Video of Soccer Night in Newtown:

Not counting special events such as the Soccer Night in Newtown, there is an array of philanthropies that have put their hand in the metaphorical soccer foundation jar, only to find the need is great and people in different communities – spanning from Portland to Minneapolis to North Carolina – enjoy integrating soccer with helping others.

Not only do soccer players look forward to building up a community through philanthropic efforts, footballers also enjoy the simple aspects of the game, seen by the movie, Pelada. In the film, two former college soccer players travel around the world from Brazil to Bolivia to Kenya to Iran, playing pick-up soccer with a whole host of people, and yet, it is the candor, sincerity, and the transparent love of the game that equates to (usually) mutual respect of opponents and teammates that outplay any skilled footwork or golazos in the film.
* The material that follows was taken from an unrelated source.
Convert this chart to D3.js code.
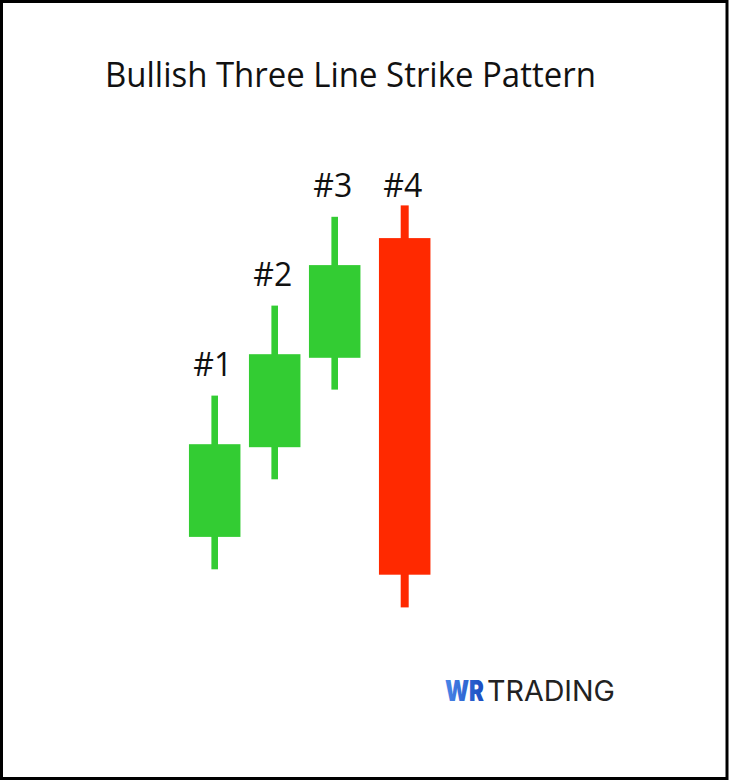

On the other side of worldwide pick-up games are professional soccer players and their multi-million dollar contracts. They train week in and week out with most likely one or two matches per week for months on end. The players become accustomed to one another, and, although footballers often play against each other in league play, many times they play with each other on international teams. Therefore, many of them are friends and respect and support each other on and off the pitch. Such was the case when former Bolton midfielder, Fabrice Muamba, collapsed at almost half time of an FA Cup Semifinal game at Tottenham’s White Hart Lane in 2012. Muamba’s teammates, as well as Hotspur players (i.e. Kyle Walker, who Muamba played with on England’s U-21 team), and shocked fans, all gathered to support the player who, ultimately, ended up having cardiac arrest on the field and was, technically, dead for 78 minutes, but was eventually revived. Muamba’s return to White Hart Lane – as he walked to the area of the pitch where he collapses (in the video) – only showcases the class and respect soccer fans – and players – have for one another. 

Also, I don’ t recall any other sport that unites friends and foes alike as soccer can – and does. As Simon Kuper stated in his book Soccernomics, ““It seems that soccer tournaments create those relationships: people gathered together in pubs and living rooms, a whole country suddenly caring about the same event. A World Cup is the sort of common project that otherwise barely exists in modern societies.” Case in point: Landon Donovan’s goal in South Africa. (Because, honestly, what other sport has you hugging and kissing, cheering with – and possibly weeping beside – complete strangers because your country won a game?)

Here you are…the infamous video from South Africa’s 2010 World Cup, ‘The World’s Reaction to Landon Donovan’s Game Winning Goal.’ 

So although the quote at the top of the page harkens to the fact that the beautiful game can be a bit brutal, (because it’s played by ‘beasts’) it is also a game that is played by men and women who uphold respectfulness and dignity within the beautiful game (and to add: many elite players are smart as they carry a certain cognitive skill set).

So when one gets down to the facts of soccer, it is a game played by and watched by, gentlemen and scholars.